At the other end of the spectrum the Sony EX1 has significantly larger
Sensors than the other cameras along with the highest native resolution
(1920x1080 which is more than double the number of pixels of JVC210/251
which shoots 1280x720)
The greater the number of pixels and the larger the Sensor the more
light sensitive the camera. The better it is able to re-produce a wide
dynamic range and give good exposure under a variety of conditions. The
greater the control the camera will have over Depth of Field.

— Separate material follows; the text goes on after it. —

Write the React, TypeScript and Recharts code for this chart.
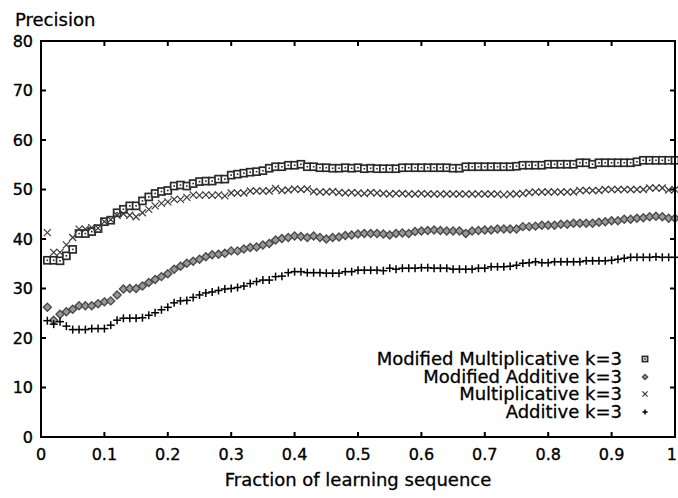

For these reasons currently the SonyEX1, despite being a small-form
hand-held camera with a fixed lens, it stands out as technically the
best camera in the schools armory. The Ex1 has the largest sensor, the
most pixels, the lowest image compression, the highest data-rate and
the largest lens barrel.
The disadvantage the EX1 compared to the JVC201/251 was that it
couldn't use prime-lenses being a fixed lens camera. But just this past week our Technical Supervisor Christophe Healy has been able to rig the Ex1 to a RedRock Micro M2 system and use
Nikon and P+S prime lenses with the Ex1. The Ex1 now has the same P+S and Nikon lens options as the
JVC201/251 but the light from those lenses is being conveyed to a much
bigger sensor with twice as many pixels.

Conclusion
Light, sensor size, dynamic range, histogram, zebra pattern,
resolution, clipping - all these factors are at play when youre trying
to get get good exposure. The way to master these ideas is simply to
PRACTICE PRACTICE PRACTICE.
- Get familiar with all the different cameras and their different lens systems.
- Do test shoots that include a test colour grade.
- Plan ahead for light sources
- And remember that because the digital sensor uses much more
information to record the image in the brighter parts than the darker
it's much better err on the side of More light rather than Less.